Alborosie – Back-A-Yard Dub
Release Info
Alborosie – Back-A-Yard Dub
Label: Greensleeves | Format: CD-LP-DR | Street date: April 23, 2021
Tracklist
- This Is Dub Time
- All About Dub
- Shark Attack Dub
- Chalice Dub
- Trench Town Dub
- In The House Of Dub
- Eyes On Dub
- Stay Calm Dub
The Back-A-Yard album by veteran vocal group Wailing Souls, now a duo consisting of longstanding members Winston ‘Pipe’ Matthews and Lloyd ‘Bread’ McDonald, was produced by Italy-born and since 2001 Jamaican residing singer/musician/producer Alberto D’Ascola aka Alborosie. Together with the latter, the riddims were laid by fine musicians including renowned players of instruments like keyboardist Tyrone Downie (formerly of The Wailers) and bassist Errol ‘Flabba’ Holt of the Roots Radics band at Alborosie’s Shengen Studio in Kingston, Jamaica.

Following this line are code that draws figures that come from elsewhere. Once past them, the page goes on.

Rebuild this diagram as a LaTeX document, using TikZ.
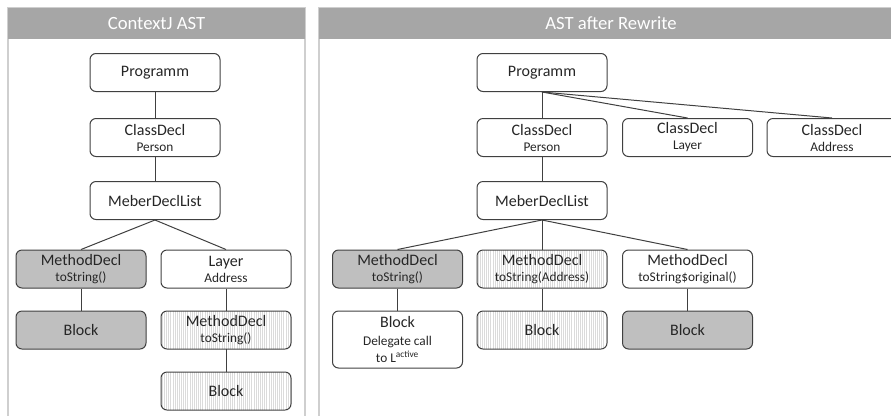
\documentclass[tikz,border=0pt]{standalone}
\usepackage{fontspec}
\setmainfont{Carlito}
\usepackage{tikz}
\usetikzlibrary{positioning, patterns.meta}
\definecolor{astgray}{HTML}{BFBFBF}
\definecolor{titlegray}{HTML}{A6A6A6}
\definecolor{panelline}{HTML}{CFCFCF}
\definecolor{boxline}{HTML}{404040}
\definecolor{txt}{HTML}{262626}
\newcommand{\astsub}[1]{{\fontsize{10}{12}\selectfont #1}}

\begin{document}
\begin{tikzpicture}[x=0.75pt, y=-0.75pt,
    astnode/.style={draw=boxline, line width=0.75pt, rounded corners=4.5pt, minimum width=97.5pt, minimum height=28.5pt, align=center, text=txt, inner sep=1pt, font=\fontsize{12}{12}\selectfont},
    oldnode/.style={astnode, fill=astgray},
    layernode/.style={astnode, pattern={Lines[angle=90,distance=1.6pt,line width=0.4pt]}, pattern color=gray!28},
    treeline/.style={draw=boxline, line width=0.75pt},
    titletext/.style={text=white, font=\fontsize{14}{14}\selectfont}]
    \useasboundingbox (0,0) rectangle (891,415);
    \clip (0,0) rectangle (891,415);

    % panels
    \draw[panelline, line width=1.2pt] (8,8) rectangle (305,440);
    \fill[titlegray] (8,8) rectangle (305,39);
    \draw[panelline, line width=1.2pt] (319,8) rectangle (903,440);
    \fill[titlegray] (319,8) rectangle (903,39);
    \node[titletext] (title1) at (156.5,23.5) {ContextJ AST};
    \node[titletext] (title2) at (611,23.5) {AST after Rewrite};

    % ContextJ AST
    \node[astnode] (prog1) at (155,72.5) {Programm};
    \node[astnode] (cls1) at (155,137.5) {ClassDecl\\\astsub{Person}};
    \node[astnode] (mem1) at (155,200.5) {MeberDeclList};
    \node[oldnode] (mth1) at (81,269) {MethodDecl\\\astsub{toString()}};
    \node[astnode] (lay1) at (226,269) {Layer\\\astsub{Address}};
    \node[oldnode] (blk1) at (81,330) {Block};
    \node[layernode] (mth2) at (226,330) {MethodDecl\\\astsub{toString()}};
    \node[layernode] (blk2) at (226,391) {Block};

    \draw[treeline] (prog1) -- (cls1);
    \draw[treeline] (cls1) -- (mem1);
    \draw[treeline] (mem1.south) -- (mth1.north);
    \draw[treeline] (mem1.south) -- (lay1.north);
    \draw[treeline] (mth1) -- (blk1);
    \draw[treeline] (lay1) -- (mth2);
    \draw[treeline] (mth2) -- (blk2);

    % AST after Rewrite
    \node[astnode] (prog2) at (542,72.5) {Programm};
    \node[astnode] (cls2) at (542,137.5) {ClassDecl\\\astsub{Person}};
    \node[astnode] (cls3) at (687.5,137.5) {ClassDecl\\\astsub{Layer}};
    \node[astnode] (cls4) at (832,137.5) {ClassDecl\\\astsub{Address}};
    \node[astnode] (mem2) at (542,200.5) {MeberDeclList};
    \node[oldnode] (mth3) at (397.5,269) {MethodDecl\\\astsub{toString()}};
    \node[layernode] (mth4) at (542,269) {MethodDecl\\\astsub{toString(Address)}};
    \node[astnode] (mth5) at (687.5,269) {MethodDecl\\\astsub{toString\$original()}};
    \node[astnode, minimum height=42.75pt] (blk3) at (397.5,339.5) {Block\\[1pt]\astsub{Delegate call}\\[1pt]\astsub{to L\textsuperscript{active}}};
    \node[layernode] (blk4) at (542,330) {Block};
    \node[oldnode] (blk5) at (687.5,330) {Block};

    \draw[treeline] (prog2) -- (cls2);
    \draw[treeline] (prog2.south) -- (cls3.north);
    \draw[treeline] (prog2.south) -- (cls4.north);
    \draw[treeline] (cls2) -- (mem2);
    \draw[treeline] (mem2.south) -- (mth3.north);
    \draw[treeline] (mem2) -- (mth4);
    \draw[treeline] (mem2.south) -- (mth5.north);
    \draw[treeline] (mth3) -- (blk3);
    \draw[treeline] (mth4) -- (blk4);
    \draw[treeline] (mth5) -- (blk5);
\end{tikzpicture}
\end{document}
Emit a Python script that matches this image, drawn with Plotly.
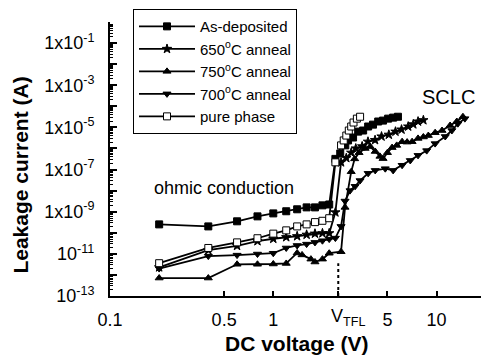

And now, hot on the heels of that recently released Back-A-Yard album, Greensleeves has released the vocal set’s dub companion entitled Back-A-Yard Dub, which features eight dubbed out versions of the instrumentals. After having put out Dub Clash (2010), Dub The System (2013), Dub Of Thrones (2015), Freedom In Dub (2017), and Dub For The Radicals (2019), this is Alborosie’s sixth dub album. This all showcases Alborosie’s love for dub music, which is also expressed by the spectrum of vintage gear he has collected over the years. Working with original organic vintage effects, Roland Space Echo, Fisher spring reverb, Ak 9 spring reverb, Ak 47 spring reverb, Fairchild reverb, Multivox delay, eli delay, MCI 2 tracks, and Tascam 24 track, enables him to sound closer to Channel One and King Tubby’s heyday than any other modern studio in Jamaica.
As already pointed out, the old skool style Back-A-Yard Dub, with its simple album jacket hand-stamped in the style of classic 1970s minimalist dub album covers and its 30m13s playing time, contains solely dub versions of the instrumentals, and thus there are no vocal snippets heard in the mix. Thinking of dub music, exciting memories emerge of soundscapes stripped to the bone, in which a strong degree of roughness and obstruction predominated. However, we don’t get this feeling here. Behind the mixing board, Alborosie produces a soothing relaxed atmosphere, almost a kind of ambient sound carpet that will please even non-reggae listeners.